A long time ago, me and my girlfriend (a percussionist) decided we want to build a vibraphone. The reason behind it is very simple: The cost of a complete instrument is prohibitive, and used vibraphones are seldom available - if ever. An instrument like that consists of a frame, aluminium bars or "keys" and pipes called resonators. Nothing that cannot be made out of wood, aluminium bars or pipes.
Then, by a blind stroke of luck, I found a set of vibraphone bars quite cheaply available on line. Two bars were missing, but I believed that while it might be too hard to make a full set, making just two might actually be possible.
After some research I found the main difficulty in making a bar is definitely its tuning. The reason is the process must be very accurate (definitely sub-1Hz) for the instrument to sound good. Another thing is the bars vibrate in multiple modes: the fundamental, lowest frequency mode determines the perceived pitch, and the higher modes are responsible for the overtones which shape the timbre of the sound. Vibe bars are commonly tuned in the fundamental and first two overtones. The bar has to be ground down in specific places to alter the frequencies of the modes. This topic has well been documented by the marimba builders, who shape the bars out of rosewood. A specific interval, or frequency ratio, between the modes has to be preserved for the piece of vibrating metal to sound like a vibraphone!
The first method of tuning is to do so by ear, comparing the sound from some software generator and from the bar itself. This had to be ruled out, as my ears can only detect a couple of cents of a difference - not really enough!
Another method is spectrum analysis. It might really work, but when it comes to sub-Hz intervals, analysing the spectrum in very narrow intervals requires a sound sample of significant length. This makes it impossible to view the readout instantly.
Yet another way would be measuring the frequency electronically. Still the basic drawback of spectrum analysis remains: To find a frequency to 0.1Hz you have to count the pulses for 10+ seconds. The bars do not resonate that long, especially in overtones.
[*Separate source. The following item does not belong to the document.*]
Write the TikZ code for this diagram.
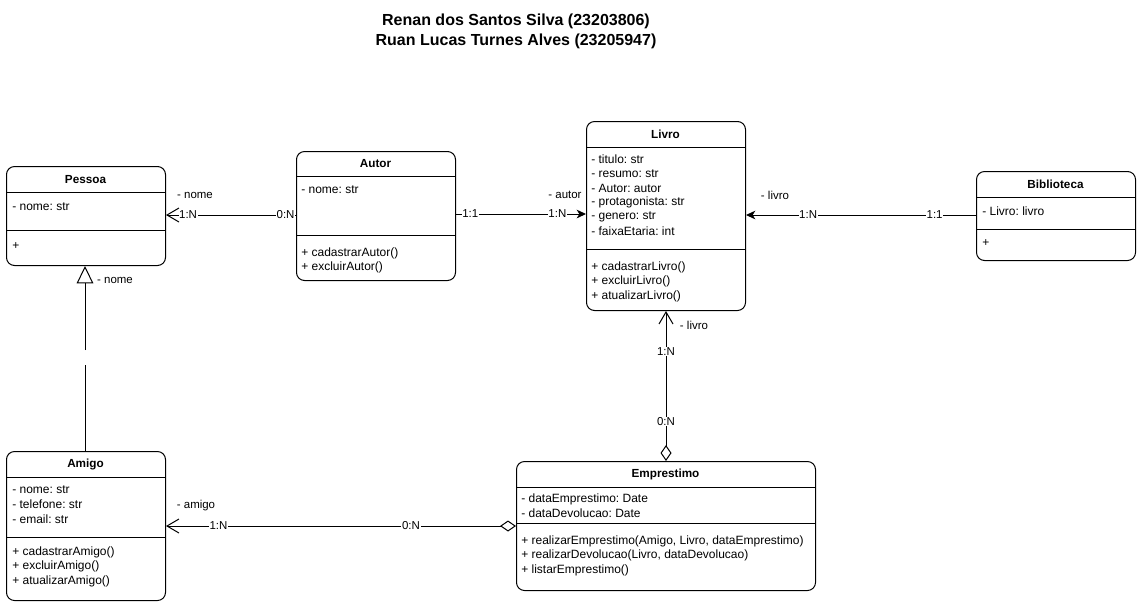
\documentclass[tikz,border=0pt]{standalone}
\usepackage{fontspec}
\setmainfont{Liberation Sans}
\usetikzlibrary{arrows.meta}
\frenchspacing
\begin{document}
\begin{tikzpicture}[x=0.75pt,y=-0.75pt,
  cls/.style 2 args={draw, line width=0.75pt, rounded corners=6pt, inner sep=0pt,
     minimum width=#1*0.75pt, minimum height=#2*0.75pt, anchor=north west},
  hdr/.style={font=\fontsize{8.8}{10}\selectfont\bfseries, inner sep=0pt},
  txt/.style={font=\fontsize{9}{10}\selectfont, inner sep=0pt, anchor=west},
  div/.style={line width=0.75pt},
  lbl/.style={font=\fontsize{8.6}{10}\selectfont, inner sep=0.5pt, fill=white},
  rl/.style={font=\fontsize{8.6}{10}\selectfont, inner sep=0pt},
  conn/.style={line width=0.75pt},
  openarr/.style={-{Straight Barb[length=9pt,width=10.5pt,line width=0.75pt]}},
  fillarr/.style={-{Stealth[length=7pt,width=6.5pt,inset=2pt]}},
  diamopen/.style={arrows={{Diamond[open,fill=white,length=12pt,width=8.25pt,line width=0.75pt]}-{Straight Barb[length=9pt,width=10.5pt,line width=0.75pt]}}},
  tri/.style={-{Triangle[open,fill=white,length=13pt,width=12.5pt,line width=0.75pt]}},
  ttl/.style={font=\fontsize{12}{15}\selectfont\bfseries, inner sep=0pt}
]
\useasboundingbox (0,0) rectangle (1141,608);

% Title
\node[ttl] (t1) at (516,21) {Renan dos Santos Silva (23203806)};
\node[ttl] (t2) at (516,41) {Ruan Lucas Turnes Alves (23205947)};

% Pessoa
\node[cls={159}{99}] (pessoa) at (6,166) {};
\draw[div] (6,192) -- (165,192);
\draw[div] (6,230) -- (165,230);
\node[hdr] (pessoah) at (85.5,180) {Pessoa};
\node[txt] (pessoaa) at (12,207) {- nome: str};
\node[txt] (pessoam) at (12,246) {+};

% Autor
\node[cls={159}{129}] (autor) at (296,151) {};
\draw[div] (296,176) -- (455,176);
\draw[div] (296,235) -- (455,235);
\node[hdr] (autorh) at (375.5,164) {Autor};
\node[txt] (autora) at (301,190) {- nome: str};
\foreach \t [count=\i from 0] in {+ cadastrarAutor(), + excluirAutor()}
  \node[txt] (autorm\i) at (301,253+14.5*\i) {\t};

% Livro
\node[cls={159}{189}] (livro) at (586,121) {};
\draw[div] (586,147) -- (745,147);
\draw[div] (586,249) -- (745,249);
\node[hdr] (livroh) at (665.5,134) {Livro};
\foreach \t [count=\i from 0] in {- titulo: str, - resumo: str, - Autor: autor, - protagonista: str, - genero: str, - faixaEtaria: int}
  \node[txt] (livroa\i) at (591,159+14.5*\i) {\t};
\foreach \t [count=\i from 0] in {+ cadastrarLivro(), + excluirLivro(), + atualizarLivro()}
  \node[txt] (livrom\i) at (591,267+14.5*\i) {\t};

% Biblioteca
\node[cls={159}{89}] (biblio) at (976,171) {};
\draw[div] (976,197) -- (1135,197);
\draw[div] (976,229) -- (1135,229);
\node[hdr] (biblioh) at (1055.5,184) {Biblioteca};
\node[txt] (biblioa) at (982,211) {- Livro: livro};
\node[txt] (bibliom) at (982,243) {+};

% Amigo
\node[cls={159}{149}] (amigo) at (6,451) {};
\draw[div] (6,477) -- (165,477);
\draw[div] (6,537) -- (165,537);
\node[hdr] (amigoh) at (85.5,464) {Amigo};
\foreach \t [count=\i from 0] in {- nome: str, - telefone: str, - email: str}
  \node[txt] (amigoa\i) at (12,490+14.5*\i) {\t};
\foreach \t [count=\i from 0] in {+ cadastrarAmigo(), + excluirAmigo(), + atualizarAmigo()}
  \node[txt] (amigom\i) at (12,552+14.5*\i) {\t};

% Emprestimo
\node[cls={299}{129}] (empr) at (516,461) {};
\draw[div] (516,487) -- (815,487);
\draw[div] (516,523) -- (815,523);
\node[hdr] (emprh) at (665.5,474) {Emprestimo};
\foreach \t [count=\i from 0] in {- dataEmprestimo: Date, - dataDevolucao: Date}
  \node[txt] (empra\i) at (521,499+14.5*\i) {\t};
\foreach \t [count=\i from 0] in {{+ realizarEmprestimo(Amigo, Livro, dataEmprestimo)}, {+ realizarDevolucao(Livro, dataDevolucao)}, + listarEmprestimo()}
  \node[txt] (emprm\i) at (521,541+14.5*\i) {\t};

% Connectors
% Autor -> Pessoa
\draw[conn,openarr] (autor.west |- 0,215) -- (pessoa.east |- 0,215)
  node[lbl,pos=0.08] (l1a) {0:N} node[lbl,pos=0.83] (l1b) {1:N};
\node[rl] (l1c) at (195,195) {- nome};

% Autor -> Livro
\draw[conn,fillarr] (autor.east |- 0,214) -- (livro.west |- 0,214)
  node[lbl,pos=0.11] (l2a) {1:1} node[lbl,pos=0.78] (l2b) {1:N};
\node[rl] (l2c) at (565,195) {- autor};

% Biblioteca -> Livro
\draw[conn,fillarr] (biblio.west |- 0,215) -- (livro.east |- 0,215)
  node[lbl,pos=0.18] (l3a) {1:1} node[lbl,pos=0.73] (l3b) {1:N};
\node[rl] (l3c) at (775,195) {- livro};

% Emprestimo -> Livro
\draw[conn,diamopen] (empr.north) -- (livro.south)
  node[lbl,pos=0.265] (l4a) {0:N} node[lbl,pos=0.73] (l4b) {1:N};
\node[rl] (l4c) at (694,325) {- livro};

% Emprestimo -> Amigo
\draw[conn,diamopen] (empr.west |- 0,526) -- (amigo.east |- 0,526)
  node[lbl,pos=0.3] (l5a) {0:N} node[lbl,pos=0.85] (l5b) {1:N};
\node[rl] (l5c) at (196,506) {- amigo};

% Amigo -> Pessoa (inheritance, with a gap)
\coordinate (gapb) at (85,365);
\coordinate (gapt) at (85,350);
\draw[conn] (amigo.north -| 85,0) -- (gapb);
\draw[conn,tri] (gapt) -- (pessoa.south -| 85,0);
\node[rl] (l6c) at (115,280) {- nome};

\end{tikzpicture}
\end{document}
Then I found out about strobe tuners. They are the titans of the tuner industry: There ain't a tuning job a strobe tuner cannot do. The response is real-time and the accuracy reaches below one-tenth of a cent. Also: They DO work in the presence of other noises. Invented around 1950 they haven't been outclassed by any modern method so far. Drawbacks? There's just one. PRICE. They are expensive, made by sigle company (Once Conn, now Peterson), eager to refresh its patents and capitalize on the same old idea over and over. So what is that million dollar idea? The principle resembles setting the ignition on older cars, or adjusting the speed of a turntable. Instead of measuring the tone, we generate it very precisely (simple in electronics world) and use it to spin a motor with a striped pattern. Then, a simple LED modulated by incoming sound of matching pitch should make a pattern appear still. Hey, it sounds like a project!